METALS TECHNICAL OUTLOOK 9/20/2006

COMEX SILVER (DEC) 09/20/2006: Daily stochastics declining into oversold territory suggest the selling may be drying up soon. The market's short-term trend is negative as the close remains below the 9-day moving average. The market setup is somewhat negative with the close under the 1st swing support. The next downside objective is 1064.3. The next area of resistance is around 1113.5 and 1140.3, while 1st support hits today at 1075.5 and below there at 1064.3.

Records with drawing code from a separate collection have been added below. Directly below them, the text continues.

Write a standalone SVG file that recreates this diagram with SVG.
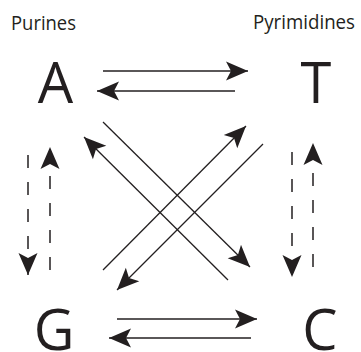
<svg xmlns="http://www.w3.org/2000/svg" width="361" height="352" viewBox="0 0 361 352">
  <style>
    .lbl { font-family: "Open Sans", "Noto Sans", sans-serif; fill: #231f20; }
    .small { font-size: 20px; }
    .big { font-size: 56px; text-anchor: middle; }
    .ln { stroke: #231f20; stroke-width: 1.3; fill: none; marker-end: url(#ah); }
    .dash { stroke: #231f20; stroke-width: 1.5; fill: none; stroke-dasharray: 13 14; marker-end: url(#ah); }
  </style>
  <defs>
    <marker id="ah" markerUnits="userSpaceOnUse" viewBox="0 -10 24 20" refX="22" refY="0" markerWidth="24" markerHeight="20" orient="auto">
      <path d="M0,-9.5 L22,0 L0,9.5 L5,0 Z" fill="#231f20"/>
    </marker>
  </defs>
  <g id="label-purines"><text class="lbl small" x="11" y="30" textLength="65" lengthAdjust="spacingAndGlyphs">Purines</text></g>
  <g id="label-pyrimidines"><text class="lbl small" x="253" y="29" textLength="102" lengthAdjust="spacingAndGlyphs">Pyrimidines</text></g>
  <g id="node-A"><text class="lbl big" x="55.5" y="103">A</text></g>
  <g id="node-T"><text class="lbl big" x="316" y="103">T</text></g>
  <g id="node-G"><text class="lbl big" x="54" y="350">G</text></g>
  <g id="node-C"><text class="lbl big" x="320" y="350">C</text></g>
  <g id="connectors">
    <line class="ln" x1="103" y1="71" x2="248" y2="71"/>
    <line class="ln" x1="235" y1="91" x2="97" y2="91"/>
    <line class="ln" x1="117" y1="319" x2="257" y2="319"/>
    <line class="ln" x1="251" y1="338" x2="109" y2="338"/>
    <line class="ln" x1="103" y1="122" x2="250" y2="267"/>
    <line class="ln" x1="228" y1="280" x2="84" y2="137"/>
    <line class="ln" x1="103" y1="270" x2="246" y2="126"/>
    <line class="ln" x1="263" y1="144" x2="117" y2="290"/>
    <line class="dash" x1="28" y1="155" x2="28" y2="275"/>
    <line class="dash" x1="50" y1="270" x2="50" y2="147"/>
    <line class="dash" x1="292" y1="152" x2="292" y2="277"/>
    <line class="dash" x1="313" y1="267" x2="313" y2="143"/>
  </g>
</svg>
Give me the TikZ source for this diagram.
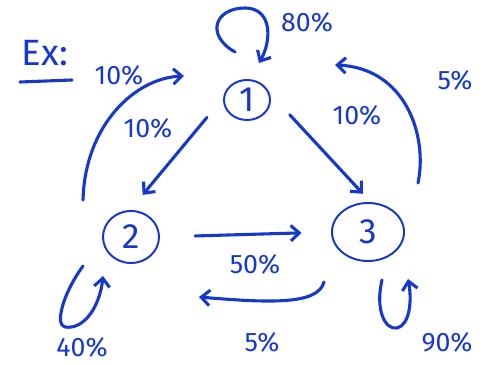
\documentclass[tikz,border=0pt]{standalone}
\usepackage{fontspec}
\setmainfont{Fira Sans}
\usetikzlibrary{arrows.meta,shapes.geometric}
\definecolor{ink}{RGB}{22,56,204}

\begin{document}
\begin{tikzpicture}[x=0.025cm,y=-0.025cm,
    line cap=round, line join=round,
    state/.style={ellipse,draw=ink,line width=1.4pt,inner sep=0pt,text=ink,font=\fontsize{25}{27}\selectfont},
    arr/.style={draw=ink,line width=2.2pt,-{Straight Barb[length=6pt,width=11pt]}},
    pct/.style={text=ink,font=\fontsize{19}{21}\selectfont}]
    \useasboundingbox (0,0) rectangle (484,365);
    % states
    \node[state,minimum width=1.15cm,minimum height=1cm] (n1) at (247,100) {1};
    \node[state,minimum width=1.4cm,minimum height=1.3cm] (n2) at (131,237) {2};
    \node[state,minimum width=1.8cm,minimum height=1.45cm] (n3) at (368,232) {3};
    % Ex:
    \node[text=ink,font=\fontsize{26}{28}\selectfont] (ex) at (45,53) {Ex:};
    \draw[ink,line width=2.2pt] (20,82)--(72,80);
    % ends of the curved arrows
    \coordinate (l1s) at (235,52);
    \coordinate (l1e) at (259,63);
    \coordinate (c21s) at (83,200);
    \coordinate (c21e) at (184,76);
    \coordinate (c31s) at (418,183);
    \coordinate (c31e) at (335,65);
    \coordinate (c32s) at (324,282);
    \coordinate (c32e) at (199,297);
    \coordinate (l2s) at (83,266);
    \coordinate (l2e) at (103,276);
    \coordinate (l3s) at (382,280);
    \coordinate (l3e) at (408,279);
    % arrows
    \draw[arr,shorten <=18pt,shorten >=14pt] (n1.175)--(n2.92);
    \draw[arr,shorten <=21pt,shorten >=8pt] (n1.17)--(n3.85);
    \draw[arr,shorten <=25pt,shorten >=21pt] (n2.east)--(n3.west);
    \draw[arr] (l1s) .. controls (205,35) and (215,8) .. (245,8)
        .. controls (272,8) and (272,40) .. (l1e);
    \draw[arr] (c21s) .. controls (85,125) and (135,78) .. (c21e);
    \draw[arr] (c31s) .. controls (428,135) and (405,68) .. (c31e);
    \draw[arr] (c32s) .. controls (318,305) and (270,303) .. (c32e);
    \draw[arr] (l2s) .. controls (62,295) and (55,325) .. (65,327)
        .. controls (85,330) and (100,305) .. (l2e);
    \draw[arr] (l3s) .. controls (375,310) and (385,330) .. (397,328)
        .. controls (410,325) and (412,300) .. (l3e);
    % labels
    \node[pct] (p11) at (307,22) {80\%};
    \node[pct] (p21) at (119,75) {10\%};
    \node[pct] (p12) at (148,128) {10\%};
    \node[pct] (p13) at (357,115) {10\%};
    \node[pct] (p31) at (455,80) {5\%};
    \node[pct] (p23) at (255,264) {50\%};
    \node[pct] (p32) at (262,342) {5\%};
    \node[pct] (p22) at (82,347) {40\%};
    \node[pct] (p33) at (447,342) {90\%};
\end{tikzpicture}
\end{document}
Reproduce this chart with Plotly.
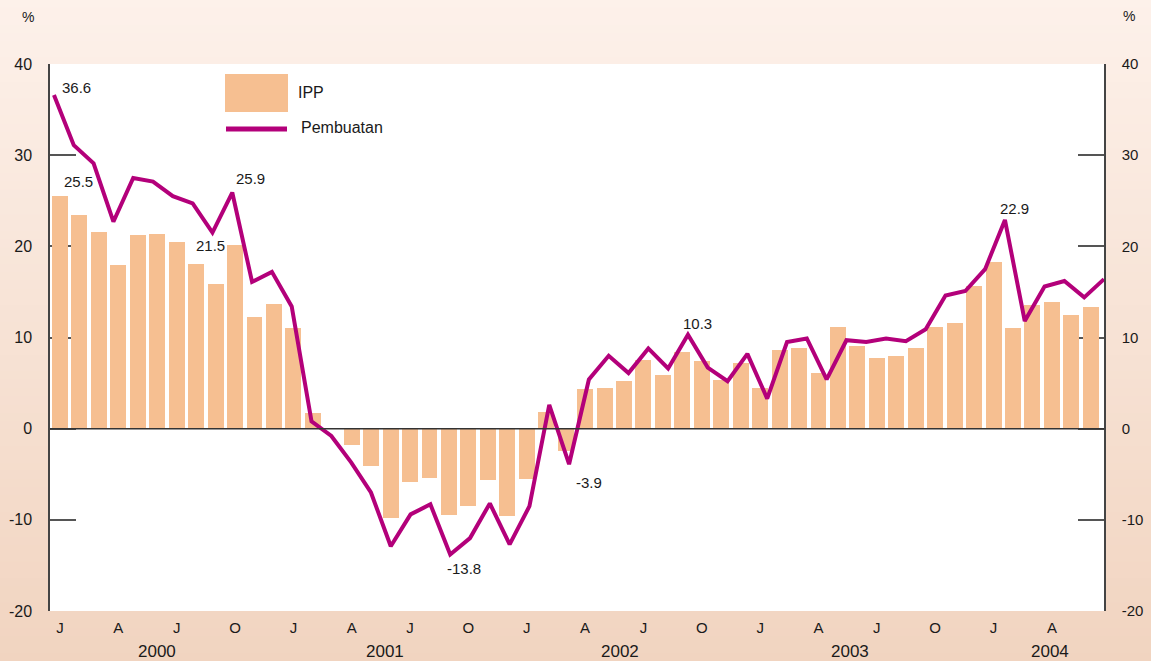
import plotly.graph_objects as go

# ---------------- data ----------------
ipp = [25.5, 23.4, 21.6, 17.9, 21.2, 21.3, 20.5, 18.1, 15.9, 20.2, 12.3, 13.7,
       11.0, 1.7, 0.0, -1.8, -4.1, -9.8, -5.9, -5.4, -9.5, -8.5, -5.6, -9.6,
       -5.5, 1.8, -2.5, 4.4, 4.5, 5.2, 7.5, 5.9, 8.4, 7.4, 5.3, 7.2,
       4.5, 8.6, 8.9, 6.1, 11.1, 9.1, 7.8, 8.0, 8.9, 11.2, 11.6, 15.6,
       18.3, 11.0, 13.6, 13.9, 12.5, 13.3]

pembuatan = [36.6, 31.1, 29.1, 22.7, 27.5, 27.1, 25.5, 24.7, 21.5, 25.9, 16.1, 17.2,
             13.4, 0.8, -0.8, -3.7, -7.0, -12.9, -9.4, -8.3, -13.8, -12.0, -8.2, -12.7,
             -8.5, 2.6, -3.9, 5.4, 8.0, 6.1, 8.8, 6.6, 10.3, 6.7, 5.2, 8.2,
             3.3, 9.5, 9.9, 5.4, 9.7, 9.5, 9.9, 9.6, 10.9, 14.6, 15.1, 17.5,
             22.9, 11.8, 15.6, 16.2, 14.4, 16.4]

month_labels = ["J", "A", "J", "O"] * 4 + ["J", "A"]
years = ["2000", "2001", "2002", "2003", "2004"]
series_names = ["IPP", "Pembuatan"]
y_ticks = [-20, -10, 0, 10, 20, 30, 40]

# labelled points: (series, index)
labelled = [("pembuatan", 0), ("ipp", 0), ("pembuatan", 8), ("pembuatan", 9),
            ("pembuatan", 20), ("pembuatan", 26), ("pembuatan", 32), ("pembuatan", 48)]

# ---------------- layout geometry / style ----------------
W, H = 1151, 661
L, R, T, B = 50, 47, 64, 50
pw, ph = W - L - R, H - T - B

def px(xp):
    return (xp - L) / pw

def py(yp):
    return (H - B - yp) / ph

BAR_COLOR = "#f6bf91"
LINE_COLOR = "#b3007a"
TEXT = "#1a1a1a"
FONT = "Liberation Sans, Arial, sans-serif"

idx = list(range(len(ipp)))
tick_idx = list(range(0, len(ipp), 3))[:len(month_labels)]
year_pos = [5.0, 16.7, 28.8, 40.6, 50.9]

label_offsets = {
    ("pembuatan", 0): (23, 8),
    ("ipp", 0): (18, 15),
    ("pembuatan", 8): (-2, -13),
    ("pembuatan", 9): (18, 14),
    ("pembuatan", 20): (14, -14),
    ("pembuatan", 26): (20, -18),
    ("pembuatan", 32): (10, 11),
    ("pembuatan", 48): (10, 11),
}

fig = go.Figure()
fig.add_trace(go.Bar(x=idx, y=ipp, name=series_names[0], marker_color=BAR_COLOR,
                     marker_line_width=0, width=0.82, xaxis="x", yaxis="y"))
fig.add_trace(go.Scatter(x=idx, y=pembuatan, name=series_names[1], mode="lines",
                         line=dict(color=LINE_COLOR, width=4), xaxis="x2", yaxis="y2"))

# ---------------- background gradient ----------------
shapes = []
top_c = (253, 241, 234)
bot_c = (241, 212, 192)
N = 80
y_top = 1 + T / ph
y_bot = -B / ph
for k in range(N):
    f = (k + 0.5) / N
    c = tuple(round(top_c[j] + (bot_c[j] - top_c[j]) * f) for j in range(3))
    y1 = y_top - (y_top - y_bot) * k / N
    y0 = y_top - (y_top - y_bot) * (k + 1) / N
    shapes.append(dict(type="rect", xref="paper", yref="paper",
                       x0=-L / pw - 0.01, x1=1 + R / pw + 0.01, y0=y0 - 0.003, y1=y1 + 0.001,
                       fillcolor="rgb(%d,%d,%d)" % c, line_width=0, layer="below"))
shapes.append(dict(type="rect", xref="paper", yref="paper", x0=0, x1=1, y0=0, y1=1,
                   fillcolor="white", line_width=0, layer="below"))
# zero line
shapes.append(dict(type="line", xref="paper", yref="y", x0=0, x1=1, y0=0, y1=0,
                   line=dict(color="#333333", width=1.5), layer="above"))
# legend
shapes.append(dict(type="rect", xref="paper", yref="paper", x0=px(225), x1=px(288),
                   y0=py(112), y1=py(74), fillcolor=BAR_COLOR, line_width=0, layer="above"))
shapes.append(dict(type="line", xref="paper", yref="paper", x0=px(226), x1=px(287),
                   y0=py(129), y1=py(129), line=dict(color=LINE_COLOR, width=5), layer="above"))

# ---------------- annotations ----------------
def txt(x, y, text, size=15, xanchor="center", **kw):
    d = dict(x=x, y=y, text=text, showarrow=False, xanchor=xanchor, yanchor="middle",
             font=dict(size=size, color=TEXT, family=FONT))
    d.update(kw)
    return d

ann = []
data_map = {"ipp": ipp, "pembuatan": pembuatan}
for key in labelled:
    s, i = key
    v = data_map[s][i]
    dx, dy = label_offsets[key]
    ann.append(txt(i, v, "%.1f" % v, xref="x" if s == "ipp" else "x2",
                   yref="y" if s == "ipp" else "y2", xshift=dx, yshift=dy))
ann.append(txt(px(296), py(93), series_names[0], size=16, xanchor="left", xref="paper", yref="paper"))
ann.append(txt(px(299), py(128), series_names[1], size=16, xanchor="left", xref="paper", yref="paper"))
ann.append(txt(px(28), py(17), "%", size=14, xref="paper", yref="paper"))
ann.append(txt(px(1129), py(16), "%", size=14, xref="paper", yref="paper"))
for yr, xp in zip(years, year_pos):
    ann.append(txt(xp, py(651), yr, size=17, xref="x", yref="paper"))

yax = dict(range=[-20, 40], tickvals=y_ticks, ticktext=[str(v) for v in y_ticks],
           ticks="inside", ticklen=26,
           tickwidth=1.5, tickcolor="#555555", showline=True, linecolor="#444444", linewidth=1.5,
           showgrid=False, zeroline=False, tickfont=dict(size=16, color=TEXT, family=FONT),
           ticklabelstandoff=13, layer="below traces", fixedrange=True, automargin=False)

fig.update_layout(
    width=W, height=H,
    margin=dict(l=L, r=R, t=T, b=B, pad=0, autoexpand=False),
    paper_bgcolor="rgb(247,226,212)",
    plot_bgcolor="white",
    showlegend=False,
    bargap=0,
    xaxis=dict(range=[-0.514, 53.68], tickvals=tick_idx, ticktext=month_labels, ticks="",
               showline=False, showgrid=False, zeroline=False, automargin=False, fixedrange=True,
               tickfont=dict(size=15, color=TEXT, family=FONT), ticklabelstandoff=6),
    xaxis2=dict(overlaying="x", range=[-0.2, 53.0], visible=False, fixedrange=True),
    yaxis=yax,
    yaxis2=dict(yax, overlaying="y", side="right", anchor="x", ticklabelstandoff=13,
                tickfont=dict(size=15, color=TEXT, family=FONT)),
    shapes=shapes,
    annotations=ann,
)

fig.write_html("out.html", config={"displayModeBar": False},
               post_script="document.body.style.margin='0';document.body.style.overflow='hidden';")
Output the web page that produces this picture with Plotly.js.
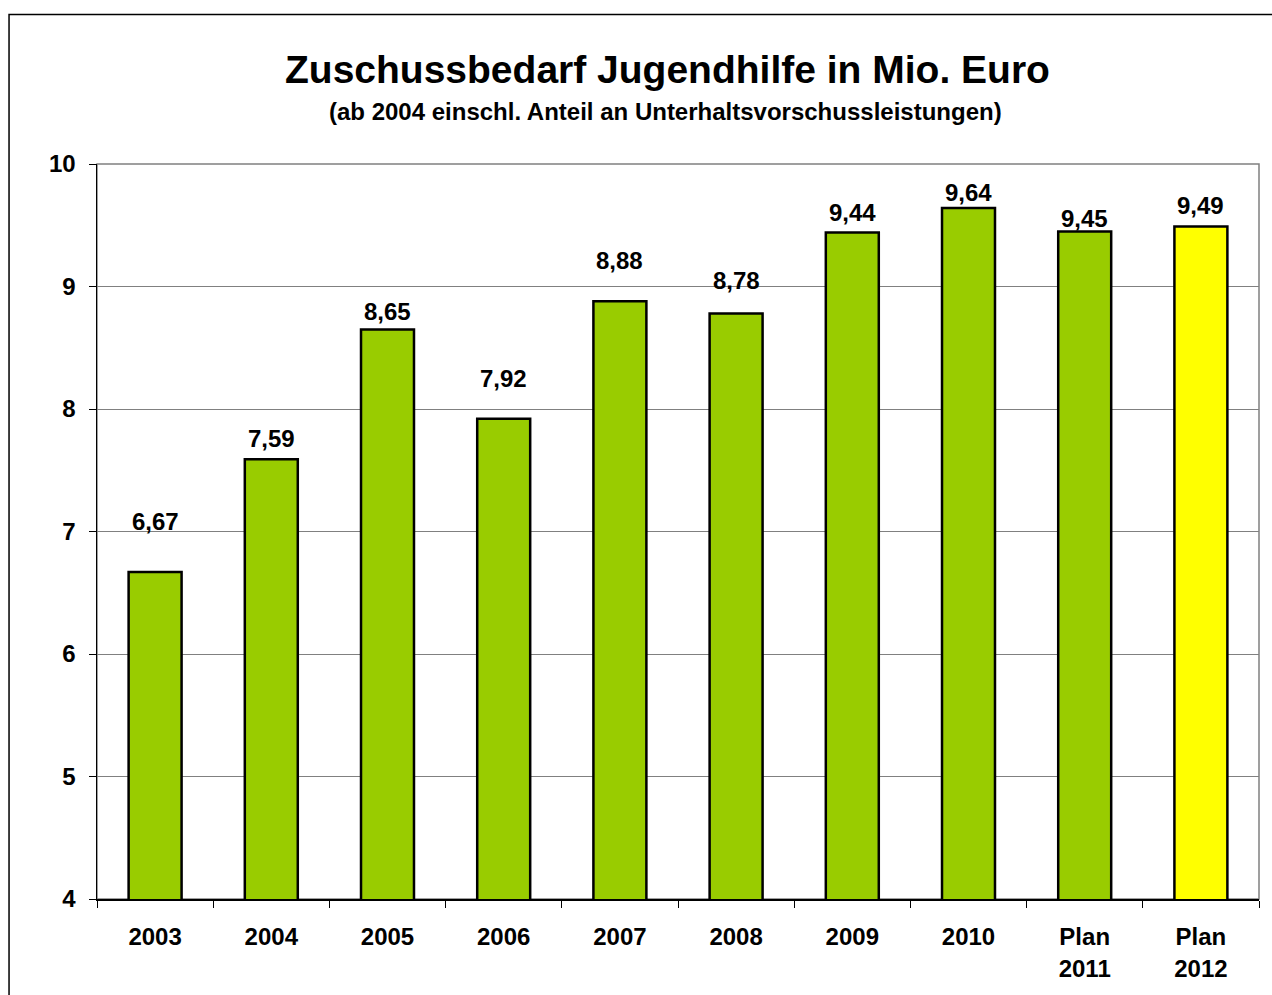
<!DOCTYPE html>
<html>
<head>
<meta charset="utf-8">
<script src="https://cdn.plot.ly/plotly-3.0.1.min.js"></script>
<style>html,body{margin:0;padding:0;background:#fff;}#chart{width:1272px;height:995px;}</style>
</head>
<body>
<div id="chart"></div>
<script>
const categories = ["2003","2004","2005","2006","2007","2008","2009","2010","Plan<br>2011","Plan<br>2012"];
const values = [6.67, 7.59, 8.65, 7.92, 8.88, 8.78, 9.44, 9.64, 9.45, 9.49];
const valueLabels = ["6,67","7,59","8,65","7,92","8,88","8,78","9,44","9,64","9,45","9,49"];
const yTicks = [4, 5, 6, 7, 8, 9, 10];

// styling
const barColors = ["#99CC00","#99CC00","#99CC00","#99CC00","#99CC00","#99CC00","#99CC00","#99CC00","#99CC00","#FFFF00"];
const labelLift = [50, 21, 18, 40, 41, 33, 20, 16, 13, 21];
const font = "Liberation Sans, Arial, sans-serif";

const trace = {
  type: "bar",
  x: categories,
  y: values,
  marker: {color: barColors, line: {color: "#000", width: 2.5}},
  hoverinfo: "none"
};

const annotations = categories.map((c, i) => ({
  x: i, y: values[i], xref: "x", yref: "y",
  text: "<b>" + valueLabels[i] + "</b>",
  showarrow: false, yanchor: "middle", yshift: labelLift[i],
  font: {family: font, size: 24, color: "#000"}
}));
annotations.push({
  xref: "paper", yref: "paper", x: 0.491, y: 1.128, xanchor: "center", yanchor: "middle",
  text: "<b>Zuschussbedarf Jugendhilfe in Mio. Euro</b>", showarrow: false,
  font: {family: font, size: 39, color: "#000"}
});
annotations.push({
  xref: "paper", yref: "paper", x: 0.489, y: 1.072, xanchor: "center", yanchor: "middle",
  text: "<b>(ab 2004 einschl. Anteil an Unterhaltsvorschussleistungen)</b>", showarrow: false,
  font: {family: font, size: 24, color: "#000"}
});

const layout = {
  width: 1272, height: 995,
  margin: {l: 97, r: 13, t: 164, b: 96, pad: 0},
  paper_bgcolor: "#fff", plot_bgcolor: "#fff",
  showlegend: false,
  bargap: 0.544,
  xaxis: {
    type: "category",
    categoryorder: "array", categoryarray: categories,
    showline: true, linecolor: "#000", linewidth: 1.5,
    ticks: "outside", tickson: "boundaries", ticklen: 7, tickcolor: "#000", tickwidth: 1,
    ticklabelstandoff: 16,
    tickfont: {family: font, size: 24, color: "#000"},
    tickangle: 0,
    showgrid: false, zeroline: false, automargin: false,
    fixedrange: true
  },
  yaxis: {
    range: [4, 10], tickvals: yTicks, ticktext: yTicks.map(v => "<b>" + v + "</b>"),
    showline: true, linecolor: "#000", linewidth: 1.5,
    ticks: "outside", ticklen: 7, tickcolor: "#000", tickwidth: 1,
    ticklabelstandoff: 8,
    tickfont: {family: font, size: 24, color: "#000"},
    showgrid: true, gridcolor: "#808080", gridwidth: 1,
    zeroline: false, automargin: false, fixedrange: true
  },
  shapes: [
    {type: "rect", xref: "paper", yref: "paper", x0: 0, x1: 1, y0: 0, y1: 1,
     line: {color: "#808080", width: 1.5}, layer: "below"},
    {type: "rect", xref: "paper", yref: "paper", x0: -0.0757, x1: 1.03, y0: -0.2, y1: 1.2034,
     line: {color: "#000", width: 1.5}, layer: "below"}
  ],
  annotations: annotations
};

layout.xaxis.ticktext = categories.map(c => "<b>" + c.replace("<br>", "</b><br><b>") + "</b>");
layout.xaxis.tickvals = categories;

Plotly.newPlot("chart", [trace], layout, {staticPlot: true, displayModeBar: false});
</script>
</body>
</html>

COMEX GOLD (DEC) 09/20/2006: Momentum studies are still bearish but are now at oversold levels and will tend to support reversal action if it occurs. The market's close below the 9-day moving average is an indication the short-term trend remains negative. The market's close below the 1st swing support number suggests a moderately negative setup for today. The next downside objective is now at 576.9. The market is approaching oversold levels on an RSI reading under 30. The next area of resistance is around 587.3 and 593.4, while 1st support hits today at 579.1 and below there at 576.9.